- Born: October 11, 1902 Cleveland, Ohio, US
- Died: July 17, 1956 (aged 53) Bainbridge, Ohio, US
- Resting place: Glenville Cemetery, Cleveland
- Other names: Lou Rhody, Lou Rody, John Zarumba, Uncle Louie
- Occupation: Businessman
- Spouse: Blanche Morgan ​ ​(m. 1929; died 1955)​

= Louis Rothkopf =

American businessman and criminal

Louis Rothkopf, also known as Louis Rhody, Lou Rody or John Zarumba (October 11, 1902 – July 17, 1956), was an American businessman and career criminal. He was a bootlegger in Cleveland, Ohio, during Prohibition in the 1920s and 1930s. He was an investor in casinos in Las Vegas, and racetracks in Ohio and Kentucky in the 1940s and 1950s.

==Early life==
Rothkopf was born on October 11, 1902, in Cleveland, Ohio. He attended three years of high school, and married Blanche Morgan in 1929. The couple had no children. He was known as "Uncle Louie" among showgirls.

==Career==
As a bootlegger, Rothkopf traveled widely, and supervised alcohol production for the "Cleveland Four," also known as the Cleveland Syndicate. Rothkopf is credited with the "erection and operation of the largest illegal distilleries ever found in the United States."

He maintained a suite in Cleveland's Hollenden Hotel with his associates. In the early 1930s, Rothkopf was a partner in the Prospect Advertising Co., a front for a gambling operation.

Rothkopf was described as a Cleveland-based "racketeer" in the press by 1931, when he was sought by the police as a possible witness in the murder of a Cleveland councilor, William E. Potter.

Rothkopf and Max Diamond were convicted of tax evasion over liquor sales and sentenced to four years imprisonment and fined $5,000 in 1937. The trial showed they had failed to pay taxes on US$150,000 sales of illegal alcohol.

Rothkopf operated the Pettibone Club (originally the Arrow Club), a gambling club near Solon, Ohio, in Bainbridge Township, and was connected to the Jungle Inn, located near Youngstown, Ohio.

Rothkopf was an investor in the Desert Inn Casino, a casino in Las Vegas.

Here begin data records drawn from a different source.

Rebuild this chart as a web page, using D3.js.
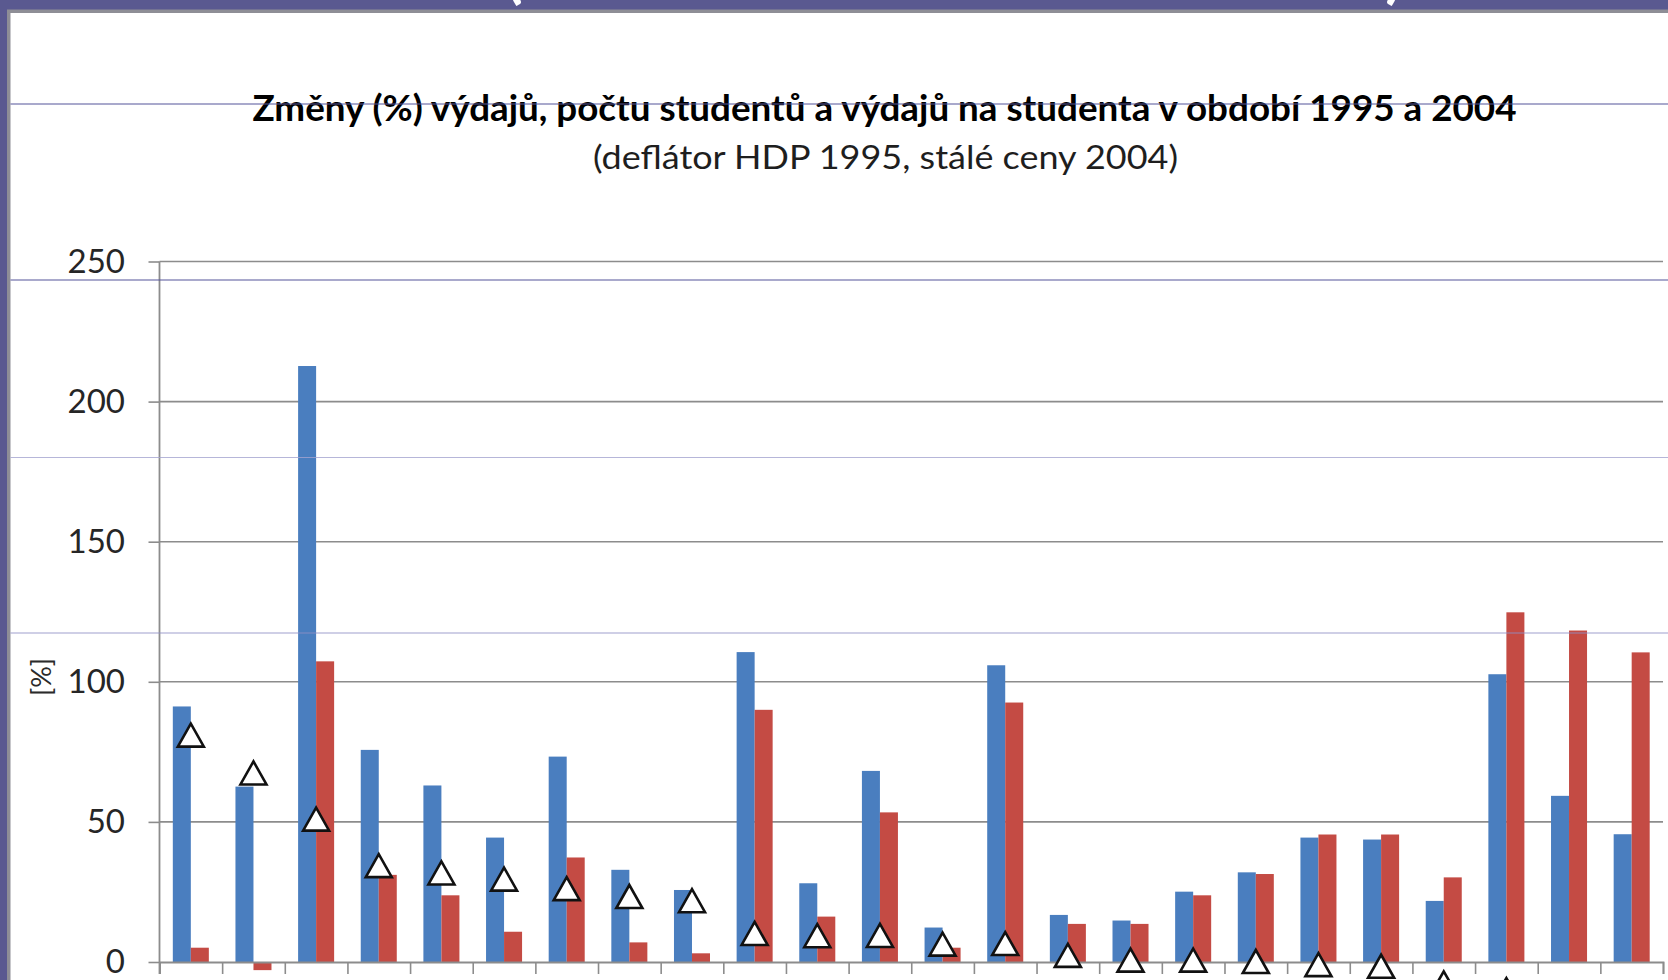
<!DOCTYPE html>
<html>
<head>
<meta charset="utf-8">
<script src="https://cdn.jsdelivr.net/npm/d3@7"></script>
<style>
  html, body { margin: 0; padding: 0; overflow: hidden; background: #5a5990; }
  svg { display: block; }
</style>
</head>
<body>
<svg id="chart" width="1668" height="980"></svg>
<script>
// ---------------- data ----------------
const categories = ["1","2","3","4","5","6","7","8","9","10","11","12",
                    "13","14","15","16","17","18","19","20","21","22","23","24"];
// change of expenditure (%) - blue bars
const expenditure = [91.2, 62.6, 212.7, 75.7, 63.0, 44.4, 73.3, 32.9, 25.7, 110.6, 28.1, 68.2,
                     12.3, 105.9, 16.8, 14.8, 25.1, 32.0, 44.4, 43.7, 21.8, 102.7, 59.3, 45.6];
// change of number of students (%) - red bars
const students    = [5.1, -2.9, 107.3, 31.1, 23.8, 10.8, 37.3, 7.0, 3.1, 90.0, 16.2, 53.4,
                     5.1, 92.6, 13.6, 13.6, 23.8, 31.4, 45.5, 45.5, 30.2, 124.8, 118.3, 110.5];
// change of expenditure per student (%) - triangles
const perStudent  = [80.8, 67.3, 50.8, 34.2, 31.6, 29.4, 26.0, 23.2, 21.7, 10.0, 9.2, 9.3,
                     6.2, 6.4, 2.2, 0.5, 0.5, 0.0, -1.1, -1.7, -7.6, -10.0, -27.0, -31.0];
const yTicks = [0, 50, 100, 150, 200, 250];
const titleText = "Změny (%) výdajů, počtu studentů a výdajů na studenta v období 1995 a 2004";
const subtitleText = "(deflátor HDP 1995, stálé ceny 2004)";
const yLabel = "[%]";

// ---------------- layout ----------------
const W = 1668, H = 980;
const plot = { left: 159.5, right: 1663, top: 261.5, bottom: 962 };
const svg = d3.select("#chart");

// slide frame
svg.append("rect").attr("x", 0).attr("y", 0).attr("width", W).attr("height", H).attr("fill", "#5a5990");
svg.append("rect").attr("x", 7).attr("y", 9.5).attr("width", W).attr("height", H).attr("fill", "#8e8e96");
svg.append("rect").attr("x", 10.5).attr("y", 13).attr("width", W).attr("height", H).attr("fill", "#ffffff");

// fragments of the slide heading in the top band
svg.append("clipPath").attr("id", "band").append("rect")
  .attr("x", 0).attr("y", 0).attr("width", W).attr("height", 9.5);
const band = svg.append("g").attr("clip-path", "url(#band)");
band.append("text").attr("x", 514).attr("y", -4).attr("text-anchor", "middle")
  .attr("font-family", "Lato, sans-serif").attr("font-weight", "bold").attr("font-size", 64)
  .attr("fill", "#ffffff").text("(");
band.append("text").attr("x", 1394).attr("y", -4).attr("text-anchor", "middle")
  .attr("font-family", "Lato, sans-serif").attr("font-weight", "bold").attr("font-size", 64)
  .attr("fill", "#ffffff").text(")");

// titles
svg.append("text").attr("x", 252.5).attr("y", 121)
  .attr("font-family", "Lato, sans-serif").attr("font-weight", "bold").attr("font-size", 37)
  .attr("fill", "#000").attr("textLength", 1264).attr("lengthAdjust", "spacingAndGlyphs")
  .text(titleText);
svg.append("text").attr("x", 593).attr("y", 169)
  .attr("font-family", "Lato, sans-serif").attr("font-size", 32)
  .attr("fill", "#1e1e1e").attr("textLength", 585).attr("lengthAdjust", "spacingAndGlyphs")
  .text(subtitleText);

// ---------------- scales ----------------
const y = d3.scaleLinear().domain([0, 250]).range([plot.bottom, plot.top]);
const x0 = d3.scaleBand().domain(categories).range([plot.left, plot.right])
  .paddingInner(0.425).paddingOuter(0.2125);
const series = ["exp", "stu"];
const x1 = d3.scaleBand().domain(series).range([0, x0.bandwidth()]);
const xEdge = d3.scaleLinear().domain([0, categories.length]).range([plot.left, plot.right]);

// gridlines
svg.append("g").selectAll("line").data(yTicks.slice(1)).join("line")
  .attr("x1", plot.left).attr("x2", plot.right)
  .attr("y1", d => y(d)).attr("y2", d => y(d))
  .attr("stroke", "#8c8c8c").attr("stroke-width", 1.6);

// y axis
const yAxis = svg.append("g").attr("transform", `translate(${plot.left},0)`)
  .call(d3.axisLeft(y).tickValues(yTicks).tickSize(11).tickPadding(23.5).tickFormat(d3.format("d")));
yAxis.select(".domain").remove();
yAxis.selectAll(".tick line").attr("stroke", "#8c8c8c").attr("stroke-width", 1.6);
yAxis.selectAll(".tick text").attr("font-family", "Lato, sans-serif").attr("font-size", 33)
  .attr("fill", "#262626");
svg.append("line").attr("x1", plot.left).attr("x2", plot.left)
  .attr("y1", y(250)).attr("y2", plot.bottom + 12)
  .attr("stroke", "#8c8c8c").attr("stroke-width", 1.8);

// y label
svg.append("text").attr("transform", "translate(40,677) rotate(-90)")
  .attr("text-anchor", "middle").attr("dominant-baseline", "central")
  .attr("font-family", "Lato, sans-serif").attr("font-size", 27).attr("fill", "#2a2a2a")
  .text(yLabel);

// bars
const rows = categories.map((c, i) => ({ c, exp: expenditure[i], stu: students[i], per: perStudent[i] }));
const colors = { exp: "#4a7ebf", stu: "#c44b44" };
const groups = svg.append("g").selectAll("g").data(rows).join("g")
  .attr("transform", d => `translate(${x0(d.c)},0)`);
groups.selectAll("rect").data(d => series.map(k => ({ k, v: d[k] }))).join("rect")
  .attr("x", d => x1(d.k)).attr("width", x1.bandwidth())
  .attr("y", d => Math.min(y(d.v), y(0)))
  .attr("height", d => Math.abs(y(d.v) - y(0)))
  .attr("fill", d => colors[d.k]);

// x axis (ticks between categories)
const xAxis = svg.append("g").attr("transform", `translate(0,${plot.bottom})`)
  .call(d3.axisBottom(xEdge).tickValues(d3.range(0, categories.length + 1)).tickSize(12).tickFormat(""));
xAxis.select(".domain").attr("stroke", "#8c8c8c").attr("stroke-width", 1.8);
xAxis.selectAll(".tick line").attr("stroke", "#8c8c8c").attr("stroke-width", 1.6);

// triangle markers
const tri = "M0,-12L13,11L-13,11Z";
svg.append("g").selectAll("path").data(rows).join("path")
  .attr("transform", d => `translate(${x0(d.c) + x0.bandwidth() / 2},${y(d.per)})`)
  .attr("d", tri).attr("fill", "#ffffff").attr("stroke", "#111111").attr("stroke-width", 2.6)
  .attr("stroke-linejoin", "miter");

// thin slide guide lines on top
const guides = [{ y: 104, c: "#55559a", o: 1 }, { y: 280, c: "#55559a", o: 1 },
                { y: 457.5, c: "#a4a4d0", o: 0.8 }, { y: 633, c: "#8f8fc4", o: 0.85 }];
svg.append("g").selectAll("line").data(guides).join("line")
  .attr("x1", 10.5).attr("x2", W).attr("y1", d => d.y).attr("y2", d => d.y)
  .attr("stroke", d => d.c).attr("stroke-opacity", d => d.o).attr("stroke-width", 1.2);
</script>
</body>
</html>
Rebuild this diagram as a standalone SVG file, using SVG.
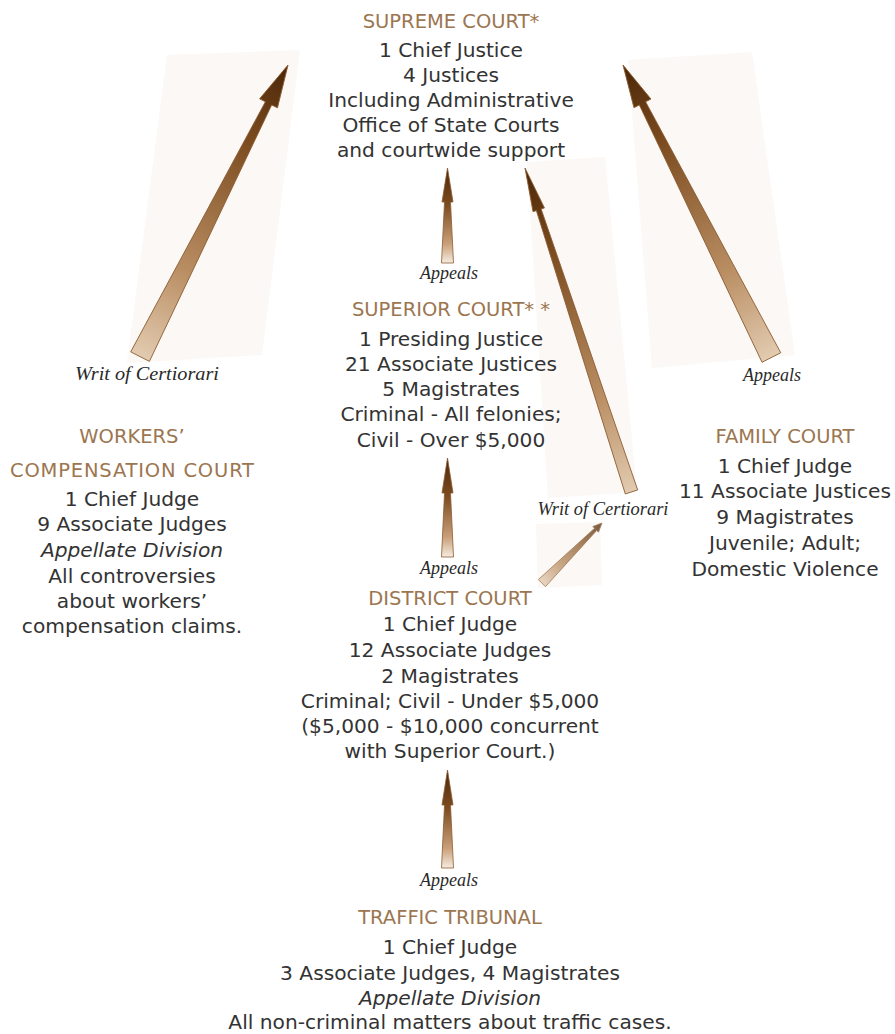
<svg xmlns="http://www.w3.org/2000/svg" width="895" height="1034" viewBox="0 0 895 1034">
<defs>
<style>
.h{font-family:"DejaVu Sans","Liberation Sans",sans-serif;font-size:19.5px;fill:#9c7650;text-anchor:middle}
.b{font-family:"DejaVu Sans","Liberation Sans",sans-serif;font-size:20.2px;fill:#333333;text-anchor:middle}
.bi{font-style:italic}
.l{font-family:"Liberation Serif",serif;font-style:italic;font-size:18px;fill:#2a2a2a;text-anchor:middle}
.panel{fill:#f8f3ee;opacity:0.6}
.arr{fill:url(#ag);stroke:#8a5a2e;stroke-width:0.8}
.arrc{fill:url(#agc);stroke:#8a5a2e;stroke-width:0.8}
</style>
<linearGradient id="ag" x1="0" y1="0" x2="0" y2="1">
<stop offset="0" stop-color="#4a2608"/>
<stop offset="0.25" stop-color="#7a4a1e"/>
<stop offset="0.7" stop-color="#b98d62"/>
<stop offset="1" stop-color="#e2cbb0"/>
</linearGradient>
<linearGradient id="agc" x1="0" y1="0" x2="0" y2="1">
<stop offset="0" stop-color="#4a2608"/>
<stop offset="0.4" stop-color="#7e4e22"/>
<stop offset="0.8" stop-color="#c9a07a"/>
<stop offset="1" stop-color="#f6ece0"/>
</linearGradient>
</defs>
<rect width="895" height="1034" fill="#ffffff"/>

<g id="panels">
<polygon class="panel" points="167,55 300,50 262,355 127,363"/>
<polygon class="panel" points="628,60 752,52 795,355 652,368"/>
<polygon class="panel" points="527,162 605,157 637,492 548,498"/>
<polygon class="panel" points="536,524 600,522 602,585 538,588"/>
</g>

<g id="connectors">
<path class="arr" transform="translate(288,65) rotate(26.9)" d="M0,0 L10,43 L3.5,43 L10.5,327 L-10.5,327 L-3.5,43 L-10,43 Z"/>
<path class="arr" transform="translate(623,65) rotate(-26.9)" d="M0,0 L9.5,43 L3.5,43 L10.5,328 L-10.5,328 L-3.5,43 L-9.5,43 Z"/>
<path class="arr" transform="translate(525,168) rotate(-18.2)" d="M0,0 L6,44 L2.5,44 L6.5,341 L-6.5,341 L-2.5,44 L-6,44 Z"/>
<path class="arr" opacity="0.75" transform="translate(602,523) rotate(45)" d="M0,0 L4,9 L1.5,9 L5,85 L-5,85 L-1.5,9 L-4,9 Z"/>
<path class="arrc" transform="translate(447.5,168)" d="M0,0 L5.5,34 L3,34 L6,95 L-6,95 L-3,34 L-5.5,34 Z"/>
<path class="arrc" transform="translate(447.5,458)" d="M0,0 L5.5,35 L3,35 L6,99 L-6,99 L-3,35 L-5.5,35 Z"/>
<path class="arrc" transform="translate(447.5,770)" d="M0,0 L5.5,35 L3,35 L6,98 L-6,98 L-3,35 L-5.5,35 Z"/>
<text class="l" x="147" y="380" textLength="144" lengthAdjust="spacingAndGlyphs">Writ of Certiorari</text>
<text class="l" x="772" y="381">Appeals</text>
<text class="l" x="449" y="279">Appeals</text>
<text class="l" x="603" y="515" textLength="131" lengthAdjust="spacingAndGlyphs">Writ of Certiorari</text>
<text class="l" x="449" y="574">Appeals</text>
<text class="l" x="449" y="886">Appeals</text>
</g>

<g id="supreme-court">
<text class="h" x="451" y="28">SUPREME COURT*</text>
<text class="b" x="451" y="57">1 Chief Justice</text>
<text class="b" x="451" y="82">4 Justices</text>
<text class="b" x="451" y="107">Including Administrative</text>
<text class="b" x="451" y="132">Office of State Courts</text>
<text class="b" x="451" y="157">and courtwide support</text>
</g>

<g id="superior-court">
<text class="h" x="451" y="316">SUPERIOR COURT* *</text>
<text class="b" x="451" y="346">1 Presiding Justice</text>
<text class="b" x="451" y="371">21 Associate Justices</text>
<text class="b" x="451" y="396">5 Magistrates</text>
<text class="b" x="451" y="421">Criminal - All felonies;</text>
<text class="b" x="451" y="447">Civil - Over $5,000</text>
</g>

<g id="workers-compensation-court">
<text class="h" x="132" y="443">WORKERS’</text>
<text class="h" x="132" y="477" textLength="244" lengthAdjust="spacing">COMPENSATION COURT</text>
<text class="b" x="132" y="506">1 Chief Judge</text>
<text class="b" x="132" y="531">9 Associate Judges</text>
<text class="b bi" x="132" y="557">Appellate Division</text>
<text class="b" x="132" y="583">All controversies</text>
<text class="b" x="132" y="608">about workers’</text>
<text class="b" x="132" y="633">compensation claims.</text>
</g>

<g id="family-court">
<text class="h" x="785" y="443">FAMILY COURT</text>
<text class="b" x="785" y="473">1 Chief Judge</text>
<text class="b" x="785" y="498">11 Associate Justices</text>
<text class="b" x="785" y="524">9 Magistrates</text>
<text class="b" x="785" y="550">Juvenile; Adult;</text>
<text class="b" x="785" y="576">Domestic Violence</text>
</g>

<g id="district-court">
<text class="h" x="450" y="605">DISTRICT COURT</text>
<text class="b" x="450" y="631">1 Chief Judge</text>
<text class="b" x="450" y="657">12 Associate Judges</text>
<text class="b" x="450" y="683">2 Magistrates</text>
<text class="b" x="450" y="708">Criminal; Civil - Under $5,000</text>
<text class="b" x="450" y="733">($5,000 - $10,000 concurrent</text>
<text class="b" x="450" y="758">with Superior Court.)</text>
</g>

<g id="traffic-tribunal">
<text class="h" x="450" y="924">TRAFFIC TRIBUNAL</text>
<text class="b" x="450" y="954">1 Chief Judge</text>
<text class="b" x="450" y="980">3 Associate Judges, 4 Magistrates</text>
<text class="b bi" x="450" y="1005">Appellate Division</text>
<text class="b" x="450" y="1029">All non-criminal matters about traffic cases.</text>
</g>
</svg>
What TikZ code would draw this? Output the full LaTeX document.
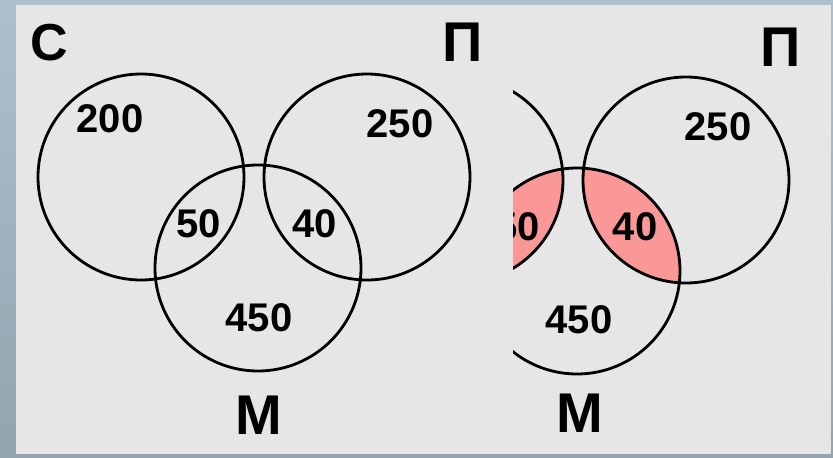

He was also an investor in gambling businesses in Kentucky and Ohio. In 1936, alongside Moe Dalitz, Morris Kleinman and Sam Tucker, Rothkopf invested in the River Downs and Thistledown racetracks in Ohio.

With Morris Kleinman, Rothkopf was asked to testify before the Senate Crime Investigation Committee chaired by Tennessee Senator Estes Kefauver on bootlegging allegations in 1952. When both men refused because they didn't want the media to attend their hearing, they were first charged with contempt of Congress and later cleared.

==Personal life and death==
Rothkopf and his wife Blanche resided in a 37-acre estate located in Bainbridge Center (formerly home to the Maple Leaf Country Club, or Maple Club, a gambling establishment closed in 1927). Mrs. Rothkopf shot herself on June 6, 1955. A year later, on July 17, 1956, Rothkopf was found dead in his car on their estate.

His brother was Benjamin Rothkopf. His nephew, Bernard Rothkopf, worked for him in Cleveland and at the Desert Inn in Las Vegas.

By the time of his death, his estate was worth $225,000. He bequeathed $5,000 to five philanthropic organizations, for a total of $25,000.